→ **Material supplied**:
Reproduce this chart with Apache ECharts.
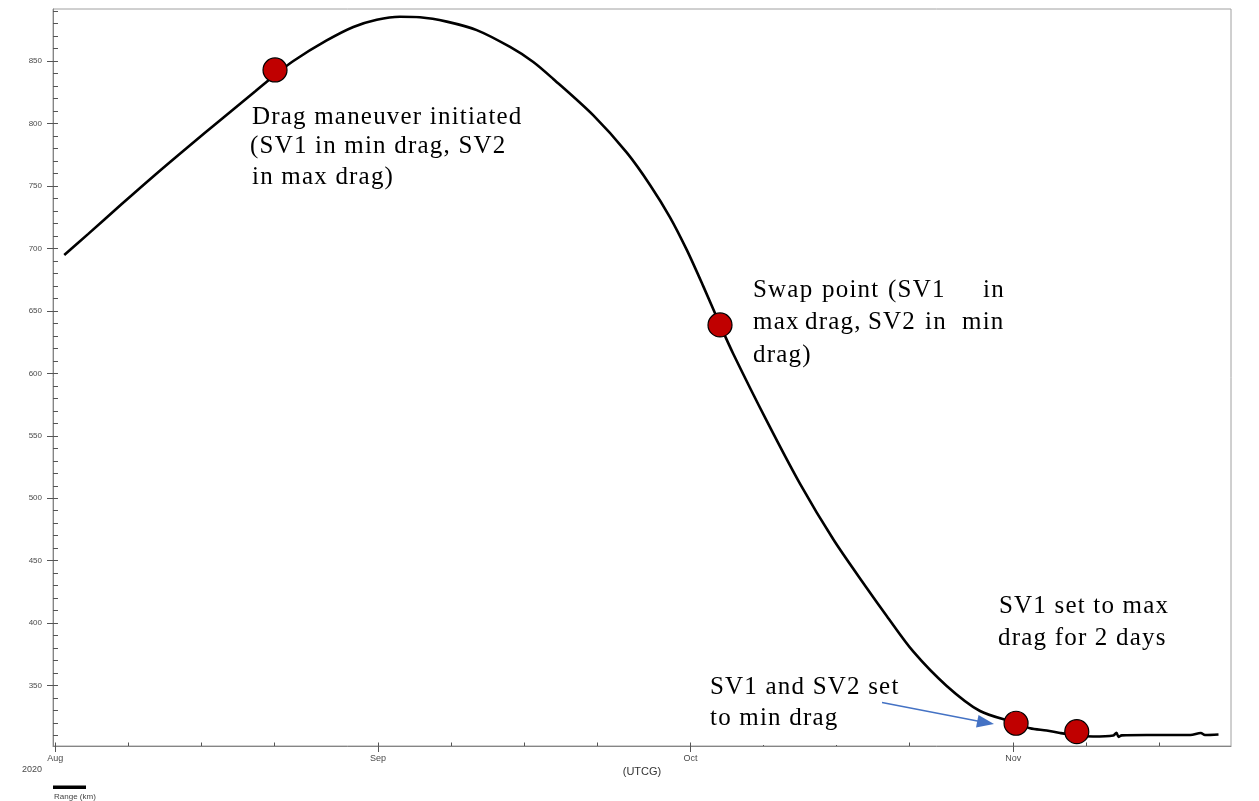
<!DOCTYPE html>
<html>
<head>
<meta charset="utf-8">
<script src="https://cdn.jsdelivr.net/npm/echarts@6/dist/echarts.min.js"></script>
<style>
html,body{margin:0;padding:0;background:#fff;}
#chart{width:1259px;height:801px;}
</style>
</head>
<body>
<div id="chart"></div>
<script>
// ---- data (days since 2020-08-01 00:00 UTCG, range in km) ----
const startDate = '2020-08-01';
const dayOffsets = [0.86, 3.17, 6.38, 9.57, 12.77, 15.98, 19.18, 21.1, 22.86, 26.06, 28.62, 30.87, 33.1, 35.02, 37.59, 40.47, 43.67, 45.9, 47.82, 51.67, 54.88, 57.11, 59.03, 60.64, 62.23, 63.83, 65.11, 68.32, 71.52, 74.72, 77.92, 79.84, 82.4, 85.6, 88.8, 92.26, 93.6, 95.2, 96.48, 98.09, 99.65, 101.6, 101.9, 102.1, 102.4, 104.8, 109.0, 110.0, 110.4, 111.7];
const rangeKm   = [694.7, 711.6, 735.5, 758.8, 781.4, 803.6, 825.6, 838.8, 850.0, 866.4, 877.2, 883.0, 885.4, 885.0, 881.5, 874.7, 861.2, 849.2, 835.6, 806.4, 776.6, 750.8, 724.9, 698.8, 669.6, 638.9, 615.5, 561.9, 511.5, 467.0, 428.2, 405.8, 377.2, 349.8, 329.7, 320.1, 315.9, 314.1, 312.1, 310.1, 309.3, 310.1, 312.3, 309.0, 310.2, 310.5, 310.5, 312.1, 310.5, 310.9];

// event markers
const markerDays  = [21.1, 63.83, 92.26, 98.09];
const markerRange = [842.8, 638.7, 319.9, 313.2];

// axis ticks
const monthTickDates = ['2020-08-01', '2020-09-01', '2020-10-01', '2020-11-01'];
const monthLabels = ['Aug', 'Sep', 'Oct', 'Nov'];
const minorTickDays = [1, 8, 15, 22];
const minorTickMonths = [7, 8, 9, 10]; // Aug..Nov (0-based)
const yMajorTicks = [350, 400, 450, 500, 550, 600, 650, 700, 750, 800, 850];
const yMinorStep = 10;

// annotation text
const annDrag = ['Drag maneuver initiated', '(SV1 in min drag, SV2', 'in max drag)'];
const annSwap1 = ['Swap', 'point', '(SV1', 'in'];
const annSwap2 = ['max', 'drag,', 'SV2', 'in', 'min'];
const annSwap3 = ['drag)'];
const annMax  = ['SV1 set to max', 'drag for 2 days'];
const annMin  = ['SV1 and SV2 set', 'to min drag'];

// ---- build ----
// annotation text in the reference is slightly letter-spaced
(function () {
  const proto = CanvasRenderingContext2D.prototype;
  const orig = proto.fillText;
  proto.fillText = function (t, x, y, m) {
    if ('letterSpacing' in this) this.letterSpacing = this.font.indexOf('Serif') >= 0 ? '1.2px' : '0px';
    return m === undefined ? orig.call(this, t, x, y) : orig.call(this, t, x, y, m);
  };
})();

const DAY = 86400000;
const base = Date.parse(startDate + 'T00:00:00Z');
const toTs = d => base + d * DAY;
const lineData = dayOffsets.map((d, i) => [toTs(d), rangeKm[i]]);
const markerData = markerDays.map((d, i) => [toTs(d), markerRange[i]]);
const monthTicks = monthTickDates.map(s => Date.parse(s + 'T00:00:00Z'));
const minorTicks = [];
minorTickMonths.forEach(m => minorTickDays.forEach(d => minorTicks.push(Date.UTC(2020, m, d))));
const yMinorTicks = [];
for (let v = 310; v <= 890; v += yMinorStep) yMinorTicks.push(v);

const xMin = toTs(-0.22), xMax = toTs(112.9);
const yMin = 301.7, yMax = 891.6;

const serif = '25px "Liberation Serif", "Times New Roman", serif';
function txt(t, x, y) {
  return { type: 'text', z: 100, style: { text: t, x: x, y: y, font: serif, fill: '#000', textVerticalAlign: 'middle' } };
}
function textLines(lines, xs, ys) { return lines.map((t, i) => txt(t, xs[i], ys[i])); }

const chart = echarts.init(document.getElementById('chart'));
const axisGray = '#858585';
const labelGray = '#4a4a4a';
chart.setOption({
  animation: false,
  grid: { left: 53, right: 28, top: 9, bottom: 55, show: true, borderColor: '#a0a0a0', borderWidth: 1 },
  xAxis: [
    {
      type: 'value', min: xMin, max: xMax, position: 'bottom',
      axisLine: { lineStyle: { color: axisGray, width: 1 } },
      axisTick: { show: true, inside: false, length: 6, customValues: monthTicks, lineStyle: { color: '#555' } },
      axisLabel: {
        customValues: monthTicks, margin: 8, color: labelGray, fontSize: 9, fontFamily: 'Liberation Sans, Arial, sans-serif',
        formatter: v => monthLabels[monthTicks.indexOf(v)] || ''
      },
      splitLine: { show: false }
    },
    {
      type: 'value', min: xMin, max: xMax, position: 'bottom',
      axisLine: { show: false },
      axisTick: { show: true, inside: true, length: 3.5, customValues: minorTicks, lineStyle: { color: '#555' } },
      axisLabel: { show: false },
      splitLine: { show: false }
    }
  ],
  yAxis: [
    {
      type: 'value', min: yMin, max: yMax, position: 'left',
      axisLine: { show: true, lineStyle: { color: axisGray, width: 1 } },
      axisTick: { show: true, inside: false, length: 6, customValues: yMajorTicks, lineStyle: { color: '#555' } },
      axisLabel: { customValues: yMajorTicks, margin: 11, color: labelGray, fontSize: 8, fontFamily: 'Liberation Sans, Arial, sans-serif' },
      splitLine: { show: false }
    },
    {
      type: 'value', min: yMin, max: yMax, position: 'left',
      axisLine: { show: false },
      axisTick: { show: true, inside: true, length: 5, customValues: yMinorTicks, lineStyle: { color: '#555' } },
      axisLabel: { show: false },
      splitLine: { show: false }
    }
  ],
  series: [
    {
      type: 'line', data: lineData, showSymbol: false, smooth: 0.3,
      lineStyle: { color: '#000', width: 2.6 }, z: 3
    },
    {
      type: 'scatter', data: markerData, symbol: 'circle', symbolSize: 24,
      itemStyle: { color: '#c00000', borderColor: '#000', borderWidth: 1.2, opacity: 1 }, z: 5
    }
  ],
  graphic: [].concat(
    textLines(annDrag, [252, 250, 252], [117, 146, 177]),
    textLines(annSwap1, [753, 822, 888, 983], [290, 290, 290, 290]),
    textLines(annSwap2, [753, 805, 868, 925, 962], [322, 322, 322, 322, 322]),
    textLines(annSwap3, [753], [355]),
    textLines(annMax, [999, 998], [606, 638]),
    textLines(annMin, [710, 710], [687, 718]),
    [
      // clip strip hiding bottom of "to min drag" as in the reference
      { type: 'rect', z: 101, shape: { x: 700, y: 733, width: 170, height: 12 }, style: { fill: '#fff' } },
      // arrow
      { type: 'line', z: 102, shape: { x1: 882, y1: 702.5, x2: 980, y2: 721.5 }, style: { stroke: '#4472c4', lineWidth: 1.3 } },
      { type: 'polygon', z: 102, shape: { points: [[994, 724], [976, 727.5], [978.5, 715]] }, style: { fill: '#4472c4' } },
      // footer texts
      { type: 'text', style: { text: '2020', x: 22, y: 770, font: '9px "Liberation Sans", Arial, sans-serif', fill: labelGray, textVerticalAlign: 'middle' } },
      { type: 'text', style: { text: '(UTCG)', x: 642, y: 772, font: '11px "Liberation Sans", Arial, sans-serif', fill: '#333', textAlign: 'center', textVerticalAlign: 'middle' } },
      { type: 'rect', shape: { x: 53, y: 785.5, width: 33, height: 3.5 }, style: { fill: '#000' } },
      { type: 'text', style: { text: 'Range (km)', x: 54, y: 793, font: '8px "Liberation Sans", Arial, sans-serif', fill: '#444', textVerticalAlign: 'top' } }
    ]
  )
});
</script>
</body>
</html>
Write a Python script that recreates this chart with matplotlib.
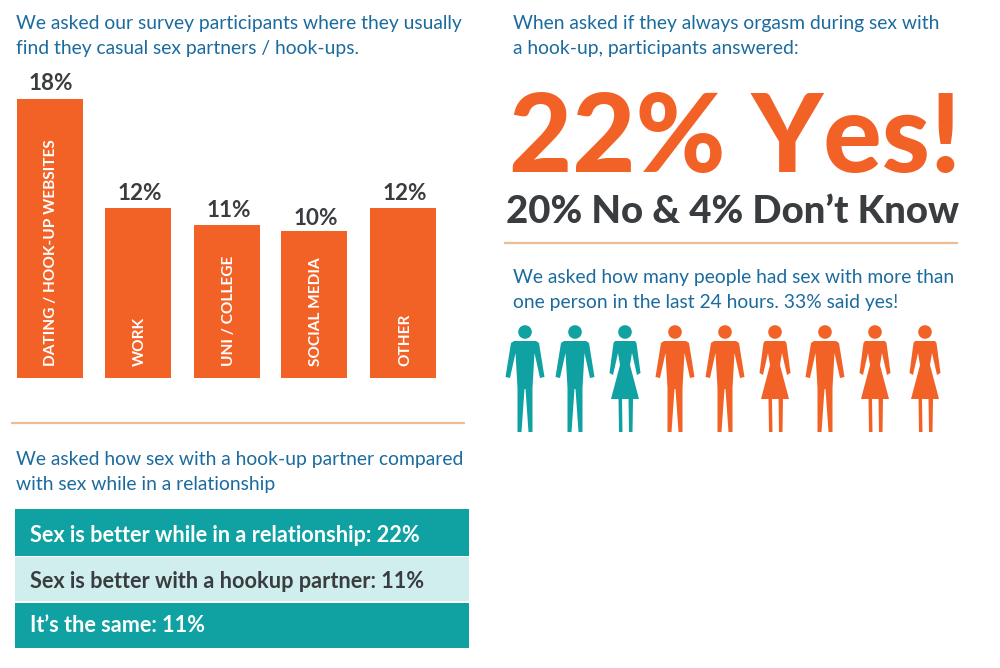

→ **Work to be completed**: Each line that holds the word "this" is to be copied.

→ **Exercise solution**:
Reproduce this chart with Apache ECharts.
    if ('letterSpacing' in this) this.letterSpacing = this.font.indexOf('Serif') >= 0 ? '1.2px' : '0px';
    return m === undefined ? orig.call(this, t, x, y) : orig.call(this, t, x, y, m);
Write a Python script that recreates this chart with matplotlib.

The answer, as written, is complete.